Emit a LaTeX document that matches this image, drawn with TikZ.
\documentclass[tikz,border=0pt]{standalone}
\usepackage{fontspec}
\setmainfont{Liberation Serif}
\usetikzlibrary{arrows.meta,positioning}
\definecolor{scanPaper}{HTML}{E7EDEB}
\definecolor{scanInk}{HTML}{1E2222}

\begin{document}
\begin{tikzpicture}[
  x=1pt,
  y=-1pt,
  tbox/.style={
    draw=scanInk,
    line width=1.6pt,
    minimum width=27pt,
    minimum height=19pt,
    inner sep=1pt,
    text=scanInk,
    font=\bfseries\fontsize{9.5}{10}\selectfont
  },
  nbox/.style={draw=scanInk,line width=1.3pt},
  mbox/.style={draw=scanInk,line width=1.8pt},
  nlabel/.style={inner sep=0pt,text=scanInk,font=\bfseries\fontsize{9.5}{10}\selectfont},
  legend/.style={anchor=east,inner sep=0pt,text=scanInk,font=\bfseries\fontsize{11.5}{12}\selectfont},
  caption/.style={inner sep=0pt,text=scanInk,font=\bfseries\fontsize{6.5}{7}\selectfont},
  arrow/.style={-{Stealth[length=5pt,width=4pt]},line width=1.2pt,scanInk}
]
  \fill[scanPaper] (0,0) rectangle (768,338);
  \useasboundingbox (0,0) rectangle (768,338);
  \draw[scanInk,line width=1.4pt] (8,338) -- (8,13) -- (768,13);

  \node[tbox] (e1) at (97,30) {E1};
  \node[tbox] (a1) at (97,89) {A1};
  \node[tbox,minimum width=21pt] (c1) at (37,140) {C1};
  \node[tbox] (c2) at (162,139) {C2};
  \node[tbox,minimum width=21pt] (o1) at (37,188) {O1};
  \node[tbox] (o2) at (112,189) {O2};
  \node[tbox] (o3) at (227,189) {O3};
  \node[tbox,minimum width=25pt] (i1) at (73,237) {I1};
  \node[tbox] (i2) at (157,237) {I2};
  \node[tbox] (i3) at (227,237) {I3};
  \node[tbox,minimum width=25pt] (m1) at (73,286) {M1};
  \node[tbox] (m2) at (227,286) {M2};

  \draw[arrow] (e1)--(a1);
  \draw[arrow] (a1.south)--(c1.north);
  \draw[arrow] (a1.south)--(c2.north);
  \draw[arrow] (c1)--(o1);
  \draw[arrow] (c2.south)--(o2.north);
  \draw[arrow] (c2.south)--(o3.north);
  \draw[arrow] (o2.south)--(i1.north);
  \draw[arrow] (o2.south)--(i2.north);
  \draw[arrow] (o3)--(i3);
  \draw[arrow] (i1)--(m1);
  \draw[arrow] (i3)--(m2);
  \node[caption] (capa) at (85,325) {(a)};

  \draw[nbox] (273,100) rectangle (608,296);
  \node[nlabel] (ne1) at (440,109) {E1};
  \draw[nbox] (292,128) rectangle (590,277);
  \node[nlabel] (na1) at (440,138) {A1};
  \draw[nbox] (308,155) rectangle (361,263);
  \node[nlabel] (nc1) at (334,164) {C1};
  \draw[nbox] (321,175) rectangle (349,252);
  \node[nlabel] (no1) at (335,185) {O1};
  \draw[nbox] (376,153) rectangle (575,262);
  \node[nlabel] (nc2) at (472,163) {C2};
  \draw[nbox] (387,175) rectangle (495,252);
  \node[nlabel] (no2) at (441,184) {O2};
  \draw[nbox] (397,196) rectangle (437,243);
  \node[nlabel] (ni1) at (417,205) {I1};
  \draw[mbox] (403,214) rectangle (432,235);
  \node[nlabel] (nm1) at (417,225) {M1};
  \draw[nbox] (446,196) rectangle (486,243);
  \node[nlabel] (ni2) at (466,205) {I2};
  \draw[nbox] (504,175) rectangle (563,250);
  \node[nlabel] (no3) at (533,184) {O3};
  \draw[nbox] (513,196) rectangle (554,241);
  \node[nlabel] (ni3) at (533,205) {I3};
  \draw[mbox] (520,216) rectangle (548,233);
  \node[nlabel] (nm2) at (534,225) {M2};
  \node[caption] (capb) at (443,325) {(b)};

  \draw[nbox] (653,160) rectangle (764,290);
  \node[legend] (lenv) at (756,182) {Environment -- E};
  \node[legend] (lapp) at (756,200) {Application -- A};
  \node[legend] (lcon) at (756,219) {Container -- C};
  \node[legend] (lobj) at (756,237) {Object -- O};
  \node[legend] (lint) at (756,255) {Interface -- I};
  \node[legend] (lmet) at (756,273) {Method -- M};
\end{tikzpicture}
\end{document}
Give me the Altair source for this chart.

WHAT THIS TASK INVOLVES »
Repeat the records above exactly, from the first line to the last.

RESPONSE TO THE TASK »
Emit a LaTeX document that matches this image, drawn with TikZ.
\documentclass[tikz,border=0pt]{standalone}
\usepackage{fontspec}
\setmainfont{Liberation Serif}
\usetikzlibrary{arrows.meta,positioning}
\definecolor{scanPaper}{HTML}{E7EDEB}
\definecolor{scanInk}{HTML}{1E2222}

\begin{document}
\begin{tikzpicture}[
  x=1pt,
  y=-1pt,
  tbox/.style={
    draw=scanInk,
    line width=1.6pt,
    minimum width=27pt,
    minimum height=19pt,
    inner sep=1pt,
    text=scanInk,
    font=\bfseries\fontsize{9.5}{10}\selectfont
  },
  nbox/.style={draw=scanInk,line width=1.3pt},
  mbox/.style={draw=scanInk,line width=1.8pt},
  nlabel/.style={inner sep=0pt,text=scanInk,font=\bfseries\fontsize{9.5}{10}\selectfont},
  legend/.style={anchor=east,inner sep=0pt,text=scanInk,font=\bfseries\fontsize{11.5}{12}\selectfont},
  caption/.style={inner sep=0pt,text=scanInk,font=\bfseries\fontsize{6.5}{7}\selectfont},
  arrow/.style={-{Stealth[length=5pt,width=4pt]},line width=1.2pt,scanInk}
]
  \fill[scanPaper] (0,0) rectangle (768,338);
  \useasboundingbox (0,0) rectangle (768,338);
  \draw[scanInk,line width=1.4pt] (8,338) -- (8,13) -- (768,13);

  \node[tbox] (e1) at (97,30) {E1};
  \node[tbox] (a1) at (97,89) {A1};
  \node[tbox,minimum width=21pt] (c1) at (37,140) {C1};
  \node[tbox] (c2) at (162,139) {C2};
  \node[tbox,minimum width=21pt] (o1) at (37,188) {O1};
  \node[tbox] (o2) at (112,189) {O2};
  \node[tbox] (o3) at (227,189) {O3};
  \node[tbox,minimum width=25pt] (i1) at (73,237) {I1};
  \node[tbox] (i2) at (157,237) {I2};
  \node[tbox] (i3) at (227,237) {I3};
  \node[tbox,minimum width=25pt] (m1) at (73,286) {M1};
  \node[tbox] (m2) at (227,286) {M2};

  \draw[arrow] (e1)--(a1);
  \draw[arrow] (a1.south)--(c1.north);
  \draw[arrow] (a1.south)--(c2.north);
  \draw[arrow] (c1)--(o1);
  \draw[arrow] (c2.south)--(o2.north);
  \draw[arrow] (c2.south)--(o3.north);
  \draw[arrow] (o2.south)--(i1.north);
  \draw[arrow] (o2.south)--(i2.north);
  \draw[arrow] (o3)--(i3);
  \draw[arrow] (i1)--(m1);
  \draw[arrow] (i3)--(m2);
  \node[caption] (capa) at (85,325) {(a)};

  \draw[nbox] (273,100) rectangle (608,296);
  \node[nlabel] (ne1) at (440,109) {E1};
  \draw[nbox] (292,128) rectangle (590,277);
  \node[nlabel] (na1) at (440,138) {A1};
  \draw[nbox] (308,155) rectangle (361,263);
  \node[nlabel] (nc1) at (334,164) {C1};
  \draw[nbox] (321,175) rectangle (349,252);
  \node[nlabel] (no1) at (335,185) {O1};
  \draw[nbox] (376,153) rectangle (575,262);
  \node[nlabel] (nc2) at (472,163) {C2};
  \draw[nbox] (387,175) rectangle (495,252);
  \node[nlabel] (no2) at (441,184) {O2};
  \draw[nbox] (397,196) rectangle (437,243);
  \node[nlabel] (ni1) at (417,205) {I1};
  \draw[mbox] (403,214) rectangle (432,235);
  \node[nlabel] (nm1) at (417,225) {M1};
  \draw[nbox] (446,196) rectangle (486,243);
  \node[nlabel] (ni2) at (466,205) {I2};
  \draw[nbox] (504,175) rectangle (563,250);
  \node[nlabel] (no3) at (533,184) {O3};
  \draw[nbox] (513,196) rectangle (554,241);
  \node[nlabel] (ni3) at (533,205) {I3};
  \draw[mbox] (520,216) rectangle (548,233);
  \node[nlabel] (nm2) at (534,225) {M2};
  \node[caption] (capb) at (443,325) {(b)};

  \draw[nbox] (653,160) rectangle (764,290);
  \node[legend] (lenv) at (756,182) {Environment -- E};
  \node[legend] (lapp) at (756,200) {Application -- A};
  \node[legend] (lcon) at (756,219) {Container -- C};
  \node[legend] (lobj) at (756,237) {Object -- O};
  \node[legend] (lint) at (756,255) {Interface -- I};
  \node[legend] (lmet) at (756,273) {Method -- M};
\end{tikzpicture}
\end{document}
Give me the Altair source for this chart.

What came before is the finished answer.